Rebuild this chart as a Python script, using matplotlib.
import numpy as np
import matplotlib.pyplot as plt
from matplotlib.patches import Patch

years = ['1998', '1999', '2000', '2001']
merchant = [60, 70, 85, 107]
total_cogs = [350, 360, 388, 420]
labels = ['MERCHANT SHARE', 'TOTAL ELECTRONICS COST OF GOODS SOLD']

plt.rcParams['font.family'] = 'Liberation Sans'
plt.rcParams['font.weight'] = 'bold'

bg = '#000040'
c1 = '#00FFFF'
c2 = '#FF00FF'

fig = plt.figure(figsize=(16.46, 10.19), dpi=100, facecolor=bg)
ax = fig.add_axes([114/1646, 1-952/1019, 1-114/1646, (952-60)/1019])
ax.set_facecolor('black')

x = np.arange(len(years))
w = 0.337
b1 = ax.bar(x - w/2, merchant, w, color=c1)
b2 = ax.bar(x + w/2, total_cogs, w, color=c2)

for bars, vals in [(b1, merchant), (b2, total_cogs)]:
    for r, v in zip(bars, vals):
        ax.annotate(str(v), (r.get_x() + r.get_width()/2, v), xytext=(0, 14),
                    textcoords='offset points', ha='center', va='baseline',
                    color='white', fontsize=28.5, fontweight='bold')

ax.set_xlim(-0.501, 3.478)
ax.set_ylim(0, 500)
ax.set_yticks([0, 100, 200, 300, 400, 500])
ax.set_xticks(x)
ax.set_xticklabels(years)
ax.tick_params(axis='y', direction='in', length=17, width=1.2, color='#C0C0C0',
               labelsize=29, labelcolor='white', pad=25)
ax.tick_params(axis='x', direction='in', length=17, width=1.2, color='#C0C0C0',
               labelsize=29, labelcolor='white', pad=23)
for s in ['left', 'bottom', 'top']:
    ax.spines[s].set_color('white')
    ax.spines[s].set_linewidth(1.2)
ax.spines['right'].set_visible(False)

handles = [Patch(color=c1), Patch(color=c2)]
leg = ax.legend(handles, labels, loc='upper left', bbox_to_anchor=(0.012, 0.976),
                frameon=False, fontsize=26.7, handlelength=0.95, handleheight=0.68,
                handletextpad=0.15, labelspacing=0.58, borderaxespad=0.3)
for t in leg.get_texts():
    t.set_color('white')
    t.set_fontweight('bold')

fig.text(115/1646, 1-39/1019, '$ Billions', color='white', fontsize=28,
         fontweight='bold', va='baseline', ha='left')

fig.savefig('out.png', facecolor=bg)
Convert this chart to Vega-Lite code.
·····
**YOUR OBJECTIVE**
Can you write out the lines above, from the first one through the one containing "ax.set_facecolor('black')", exactly as they appear and nothing more?

**ANSWER BELOW**
Rebuild this chart as a Python script, using matplotlib.
import numpy as np
import matplotlib.pyplot as plt
from matplotlib.patches import Patch

years = ['1998', '1999', '2000', '2001']
merchant = [60, 70, 85, 107]
total_cogs = [350, 360, 388, 420]
labels = ['MERCHANT SHARE', 'TOTAL ELECTRONICS COST OF GOODS SOLD']

plt.rcParams['font.family'] = 'Liberation Sans'
plt.rcParams['font.weight'] = 'bold'

bg = '#000040'
c1 = '#00FFFF'
c2 = '#FF00FF'

fig = plt.figure(figsize=(16.46, 10.19), dpi=100, facecolor=bg)
ax = fig.add_axes([114/1646, 1-952/1019, 1-114/1646, (952-60)/1019])
ax.set_facecolor('black')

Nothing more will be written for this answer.